What remains nontrivial

This note is algebraically clean, but it does not yet make the projector term physically safe.

The real remaining question is:

why should the projector onto the trivial auxiliary summand be part of the physical hypercharge operator?

That is not answered just by matching charges.

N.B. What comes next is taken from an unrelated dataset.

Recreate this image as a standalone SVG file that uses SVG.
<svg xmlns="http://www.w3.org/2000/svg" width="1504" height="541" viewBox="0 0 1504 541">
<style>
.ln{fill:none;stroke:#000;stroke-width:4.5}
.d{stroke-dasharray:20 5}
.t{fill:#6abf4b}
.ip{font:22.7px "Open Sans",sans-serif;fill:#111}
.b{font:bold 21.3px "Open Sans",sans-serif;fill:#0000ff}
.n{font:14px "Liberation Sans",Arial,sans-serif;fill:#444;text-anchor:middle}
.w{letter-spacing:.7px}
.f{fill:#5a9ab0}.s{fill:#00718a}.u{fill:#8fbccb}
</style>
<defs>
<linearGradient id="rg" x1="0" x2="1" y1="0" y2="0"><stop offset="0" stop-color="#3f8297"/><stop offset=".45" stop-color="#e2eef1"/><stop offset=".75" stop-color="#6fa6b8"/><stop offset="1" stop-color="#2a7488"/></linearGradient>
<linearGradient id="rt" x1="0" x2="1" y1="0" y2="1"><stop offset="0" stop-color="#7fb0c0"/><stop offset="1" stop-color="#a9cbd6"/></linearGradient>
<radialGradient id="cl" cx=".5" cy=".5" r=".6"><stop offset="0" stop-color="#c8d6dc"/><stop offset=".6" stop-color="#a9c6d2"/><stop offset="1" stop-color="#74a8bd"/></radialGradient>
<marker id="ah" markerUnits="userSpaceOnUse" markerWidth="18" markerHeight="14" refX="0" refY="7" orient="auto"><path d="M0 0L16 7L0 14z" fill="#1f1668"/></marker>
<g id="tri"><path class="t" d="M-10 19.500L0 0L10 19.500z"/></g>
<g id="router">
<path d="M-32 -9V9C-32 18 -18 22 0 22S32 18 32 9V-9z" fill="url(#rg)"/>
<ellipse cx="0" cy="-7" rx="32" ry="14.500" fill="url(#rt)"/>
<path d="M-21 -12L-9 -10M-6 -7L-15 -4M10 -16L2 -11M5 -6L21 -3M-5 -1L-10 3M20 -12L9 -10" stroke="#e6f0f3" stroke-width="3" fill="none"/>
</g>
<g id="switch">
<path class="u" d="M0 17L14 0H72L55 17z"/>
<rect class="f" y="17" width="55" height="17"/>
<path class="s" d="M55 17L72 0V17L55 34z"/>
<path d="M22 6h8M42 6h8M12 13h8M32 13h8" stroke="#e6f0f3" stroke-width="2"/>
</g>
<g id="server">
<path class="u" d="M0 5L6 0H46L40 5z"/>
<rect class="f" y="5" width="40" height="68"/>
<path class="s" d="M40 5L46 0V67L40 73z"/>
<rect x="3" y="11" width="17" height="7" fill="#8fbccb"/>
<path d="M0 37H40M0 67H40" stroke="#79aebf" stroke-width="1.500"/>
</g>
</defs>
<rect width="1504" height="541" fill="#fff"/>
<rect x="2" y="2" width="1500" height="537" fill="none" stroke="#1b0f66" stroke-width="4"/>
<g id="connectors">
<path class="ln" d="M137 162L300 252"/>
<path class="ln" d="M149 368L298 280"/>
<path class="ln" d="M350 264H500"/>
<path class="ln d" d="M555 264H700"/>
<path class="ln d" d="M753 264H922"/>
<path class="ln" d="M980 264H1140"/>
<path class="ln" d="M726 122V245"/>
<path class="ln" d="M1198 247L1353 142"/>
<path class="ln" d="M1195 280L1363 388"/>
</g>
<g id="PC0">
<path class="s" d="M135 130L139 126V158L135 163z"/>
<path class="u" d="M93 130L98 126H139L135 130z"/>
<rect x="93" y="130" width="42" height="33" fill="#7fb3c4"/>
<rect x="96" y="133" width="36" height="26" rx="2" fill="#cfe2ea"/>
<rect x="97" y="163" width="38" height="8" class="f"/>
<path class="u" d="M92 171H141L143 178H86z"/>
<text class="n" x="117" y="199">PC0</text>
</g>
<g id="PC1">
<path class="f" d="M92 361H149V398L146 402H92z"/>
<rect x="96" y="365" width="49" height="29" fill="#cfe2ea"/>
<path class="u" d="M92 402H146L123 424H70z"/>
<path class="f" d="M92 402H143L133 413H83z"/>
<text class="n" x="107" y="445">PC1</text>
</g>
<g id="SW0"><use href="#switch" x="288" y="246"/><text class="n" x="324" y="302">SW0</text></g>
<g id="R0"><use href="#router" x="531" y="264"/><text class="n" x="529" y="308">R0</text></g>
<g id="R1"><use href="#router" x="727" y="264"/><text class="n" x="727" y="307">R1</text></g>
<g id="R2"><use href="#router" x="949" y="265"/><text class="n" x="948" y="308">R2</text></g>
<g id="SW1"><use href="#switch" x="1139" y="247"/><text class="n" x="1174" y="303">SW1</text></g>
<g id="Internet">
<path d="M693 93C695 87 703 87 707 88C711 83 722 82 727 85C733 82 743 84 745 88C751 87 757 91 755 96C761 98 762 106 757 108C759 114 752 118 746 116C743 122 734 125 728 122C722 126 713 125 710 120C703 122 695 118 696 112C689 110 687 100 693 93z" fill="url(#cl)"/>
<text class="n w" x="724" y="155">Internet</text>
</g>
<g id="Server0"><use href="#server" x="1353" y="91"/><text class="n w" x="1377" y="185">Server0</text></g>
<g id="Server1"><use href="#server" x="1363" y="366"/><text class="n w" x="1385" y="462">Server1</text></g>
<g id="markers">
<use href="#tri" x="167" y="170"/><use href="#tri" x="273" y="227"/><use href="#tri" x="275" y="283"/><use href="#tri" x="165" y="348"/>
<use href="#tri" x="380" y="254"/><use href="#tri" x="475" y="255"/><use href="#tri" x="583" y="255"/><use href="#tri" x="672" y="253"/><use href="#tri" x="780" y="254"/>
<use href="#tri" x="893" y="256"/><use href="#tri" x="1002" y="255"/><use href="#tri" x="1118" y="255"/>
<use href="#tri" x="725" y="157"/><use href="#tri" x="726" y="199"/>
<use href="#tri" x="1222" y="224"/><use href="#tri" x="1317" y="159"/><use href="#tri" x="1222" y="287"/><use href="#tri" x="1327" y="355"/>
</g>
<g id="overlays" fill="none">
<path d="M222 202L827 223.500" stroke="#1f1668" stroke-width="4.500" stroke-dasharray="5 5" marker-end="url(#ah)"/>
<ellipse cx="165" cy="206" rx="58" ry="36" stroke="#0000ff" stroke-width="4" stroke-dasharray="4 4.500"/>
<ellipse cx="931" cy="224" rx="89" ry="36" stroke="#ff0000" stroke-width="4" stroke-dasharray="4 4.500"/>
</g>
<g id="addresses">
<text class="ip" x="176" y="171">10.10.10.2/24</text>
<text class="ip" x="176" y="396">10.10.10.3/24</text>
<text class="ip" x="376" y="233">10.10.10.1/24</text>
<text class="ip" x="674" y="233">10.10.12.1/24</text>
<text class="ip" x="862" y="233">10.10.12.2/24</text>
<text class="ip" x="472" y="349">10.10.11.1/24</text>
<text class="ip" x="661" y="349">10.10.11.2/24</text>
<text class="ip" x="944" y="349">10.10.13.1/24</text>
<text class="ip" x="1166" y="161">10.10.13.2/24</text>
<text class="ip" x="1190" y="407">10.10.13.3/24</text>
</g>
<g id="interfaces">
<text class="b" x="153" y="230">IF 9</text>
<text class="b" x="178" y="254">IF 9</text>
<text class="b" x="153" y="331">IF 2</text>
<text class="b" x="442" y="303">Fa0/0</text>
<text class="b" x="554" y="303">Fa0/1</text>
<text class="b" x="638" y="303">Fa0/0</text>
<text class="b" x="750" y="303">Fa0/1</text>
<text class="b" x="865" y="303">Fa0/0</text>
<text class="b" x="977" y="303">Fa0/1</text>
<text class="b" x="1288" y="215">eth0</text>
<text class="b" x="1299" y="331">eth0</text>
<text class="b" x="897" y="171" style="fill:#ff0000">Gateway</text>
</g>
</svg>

So the burden has shifted again:

the representation-theory obstruction is removed;
the new issue is geometric or dynamical justification of P_{\mathrm{aux},0}.

What is now established

The following points are now closed:

no nontrivial weak-SU(2)-commuting grading exists on the irreducible auxiliary doublet S_{\mathrm{aux}} alone;
the first nontrivial commuting auxiliary operator lives on the reducible block \mathbf 1 \oplus S_{\mathrm{aux}}, namely the projector P_{\mathrm{aux},0};
on the unified carrier \((T1 \oplus T2) \otimes (\mathbf 1 \oplus S_{\mathrm{aux}}) \otimes (\mathbf 3 \oplus \mathbf 1),\) the minimal three-term operator \(Y = J^{01} + \frac12\,Q7 + \frac12\,P_{\mathrm{aux},0}\) reproduces the standard one-generation left-handed and right-handed charges exactly on the selected slot assignment in the current orientation;
therefore the smallest unified-carrier obstruction is not fatal at the slot level: it is repaired by one projector term, though later notes show that extra complementary sectors still remain in the full carrier.

What remains open

The next blocker is now much narrower:

derive or justify P_{\mathrm{aux},0} from the parent geometry, the quaternionic reduction, or a principled operator-level selection rule, rather than treating it as a fitted bookkeeping term.

That is the right next task if the project stays on hypercharge.